Sunday, February 1, 2009

Lectio Divina - Twenty-four


Stephen Mitchell, A Book of Psalms: Selected and Adapted from the Hebrew. New York: HarperCollins, 1993. Psalm 139, final section, continued from last week.


You fashioned my inward parts;

you knit me in my mother’s womb.

My soul was not hidden from you

when I was being formed in secret,

woven in the depths of the world.

How can I keep from praising you?

I am fearfully and wonderfully made,

and all your works are marvelous.

Your eyes saw all my actions;

they were written down in your book;

all my days were created

before even one of them was.

How measureless your mind is, Lord;

it contains inconceivable worlds

and is vaster than space, than time.

If ever I tried to fathom it,

I would be like a child counting

the grains of sand on a beach.


Search me, Lord; test me

to the depths of my inmost heart.

Root out all selfishness from me

and lead me in eternal life.



2 comments:

Lindsay Boyer said...

The final section of Psalm 139 echoes the creation story in Genesis in which God creates human beings and sees that we are good.
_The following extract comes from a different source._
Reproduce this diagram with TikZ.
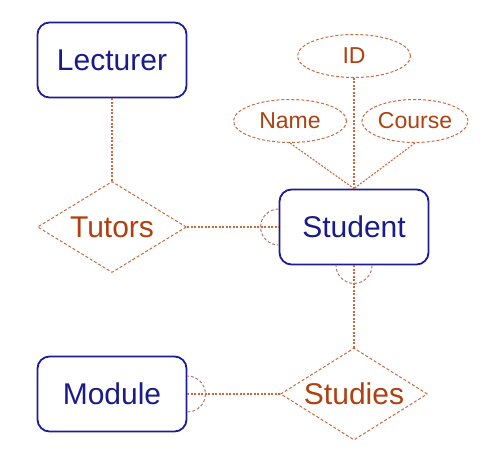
\documentclass[tikz,border=0pt]{standalone}
\usepackage{fontspec}
\setmainfont{Liberation Sans}
\usetikzlibrary{shapes.geometric}
\definecolor{entblue}{HTML}{1C1C96}
\definecolor{enttext}{HTML}{1A1A8A}
\definecolor{relline}{HTML}{C86A40}
\definecolor{reltext}{HTML}{B0400F}
\definecolor{arcline}{HTML}{B07A68}
\tikzset{
  entity/.style={draw=entblue, line width=1.8pt, rounded corners=12pt, minimum width=149pt, minimum height=75pt, inner sep=0pt, text=enttext, font=\fontsize{30}{36}\selectfont},
  relation/.style={diamond, draw=relline, line width=1pt, dash pattern=on 3pt off 2pt, aspect=1.64, inner sep=0pt, minimum width=149pt, minimum height=91pt, text=reltext, font=\fontsize{30}{36}\selectfont},
  attrib/.style={ellipse, draw=relline, line width=1pt, dash pattern=on 3pt off 2pt, inner sep=0pt, minimum height=43pt, text=reltext, font=\fontsize{23}{28}\selectfont},
  link/.style={draw=relline, line width=1.1pt, dash pattern=on 2pt off 1.5pt},
  partarc/.style={draw=arcline, line width=1pt, dash pattern=on 3pt off 2pt}
}
\begin{document}
\begin{tikzpicture}[x=1pt,y=1pt]
\useasboundingbox (0,0) rectangle (493,467);
\node[entity] (lec) at (112,407) {Lecturer};
\node[relation] (tut) at (112,240) {Tutors};
\node[entity] (stu) at (354,240) {Student};
\node[attrib, minimum width=113pt] (id) at (354,411) {ID};
\node[attrib, minimum width=113pt] (name) at (290,346) {Name};
\node[attrib, minimum width=106pt] (course) at (415,346) {Course};
\node[entity] (mod) at (112,73) {Module};
\node[relation, minimum width=147pt, minimum height=92pt] (stud) at (354,73) {Studies};
\draw[link] (lec.south) -- (tut.north);
\draw[link] (tut.east) -- (stu.west);
\draw[link] (stu.south) -- (stud.north);
\draw[link] (mod.east) -- (stud.west);
\draw[link] (id.south) -- (stu.north);
\draw[link] (name.south) -- (stu.north);
\draw[link] (course.south) -- (stu.north);
\draw[partarc] ([yshift=18pt]stu.west) arc[start angle=90, end angle=270, radius=18pt];
\draw[partarc] ([xshift=18pt]stu.south) arc[start angle=0, end angle=-180, radius=18pt];
\draw[partarc] ([yshift=-18pt]mod.east) arc[start angle=-90, end angle=90, radius=18pt];
\end{tikzpicture}
\end{document}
In this passage, the psalmist describes how she was made by God in the womb and is "wonderfully made" and "marvelous." When we are able to believe in our own basic goodness, it is easier for us to stand before God, longing for closeness and transformation.

I pray that I may have faith in the goodness with which you made me, ever reaching towards that goodness.

Anonymous said...

If I ever tried to fathom your mind, O Godess, I would be like a child trying to count the grains of sand on the beach. Please, help me to spend time daily on the beach with you, your beach, counting the grains of your sand, that I might take the best time of my day contemplating Your magnitude and breath. Awomen.